This piece was originally published at Spiritual Friendship on April 18, 2014.
It sometimes feels like being the bridge between two angry worlds. And it’s heartbreaking – not because people are angry, but because people have such good reason to be angry.
I’ve recently had opportunities to meet men and women who have been incredibly hurt by members of the Church. Priests, Christian family members, and spiritual mentors and guides have hurt them physically, sexually, and emotionally. I’ve heard stories of physical and emotional abuse, rejection, and hatred at the hands of Christian leaders. I’ve looked into the pained faces of beautiful men and women and received words of anger about the Church and Her members.

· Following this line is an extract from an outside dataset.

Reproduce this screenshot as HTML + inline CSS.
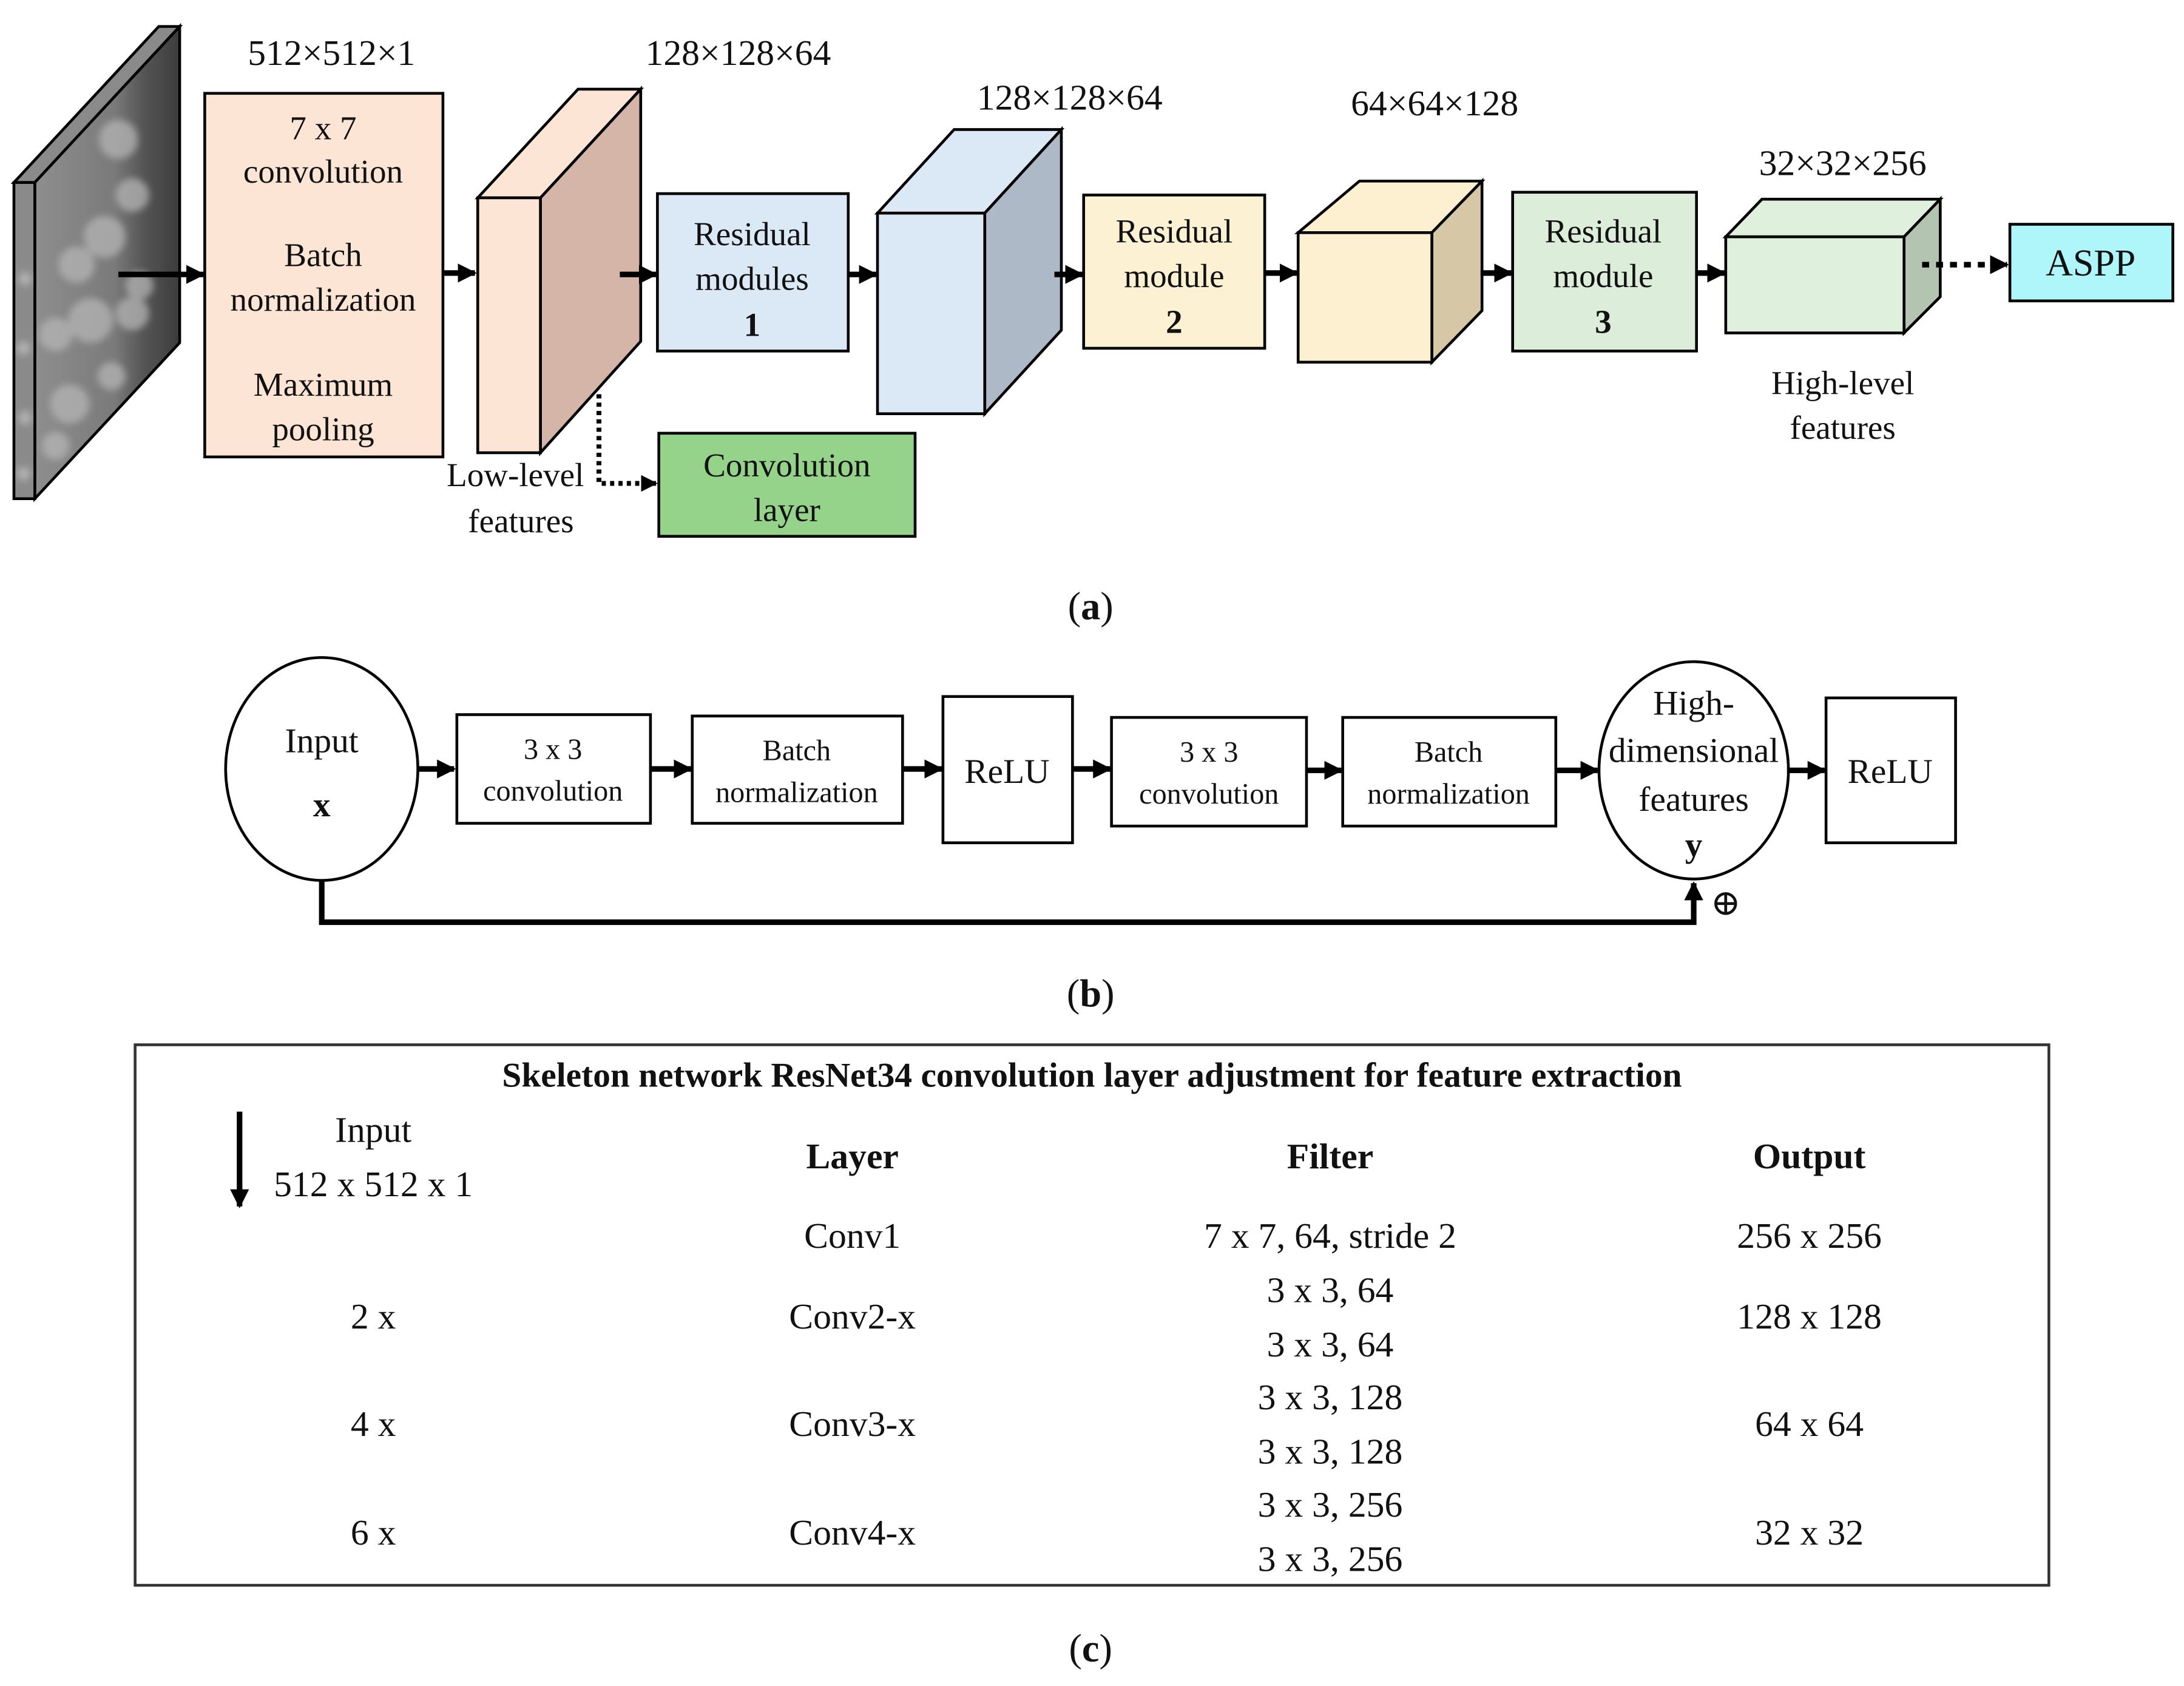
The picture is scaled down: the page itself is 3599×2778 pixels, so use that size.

I used to think that when people leave the Church, it’s because of an abstract decision to rebel, a moment of weakness coming from a cold and mistaken rationalization. But now, perhaps more than ever, the world knows this is not always the case. As a Catholic, I’m especially aware of the ways in which Church leaders have very concretely hurt the most vulnerable members of the Church.
And as I’ve gotten to know some of these victims, I’ve realized that, even if those most directly responsible will not accept culpability, I must. At Spiritual Friendship, we tend to call upon our churches to make us more fully members of the Christian community. We long to more fully serve the Church and to love and be loved as fully integrated Christians.
But if we wish to more fully be a part of the Church, we must also accept the burdens, pains, and sins of Her other members. As a Catholic, I am culpable for the sins of my diocese. And when a victim of abuse or hatred has anger or resentment towards the Church because of these sins, my vocation calls me to be the recipient of this anger. If I am to be an advocate of justice, I must suffer for the sins of my Church – not because I am ashamed of Her or reject Her, but because I know that She is called to be purified through suffering. I am called to be a servant of my Church and my diocese, and part of my service must be a willingness to die for the sins of Her members, just as Christ has died for my own sins.
My vocation is to reject the legally protective and infuriatingly abstract sound byte of, “Mistakes have been made,” and to instead preach the words, “I am truly sorry.” We must have the humility of a priest I heard pray to God for forgiveness “for the sins of our diocese”. This calling is especially important for gay Christians, because our gay brothers and sisters have so often been the victims of the selfishness and pride of Christians. Many gay men and women are very hateful towards the Church, often because Her members have been hateful to them.
So our calling is to stand as a bridge between these two worlds, to take responsibility for the sins of our communities, and to be the loving and willing recipients of hatred. We are called to be a ministry to the hateful and the hated. We are called to humbly accept anger and to respond with the joy of the Gospel.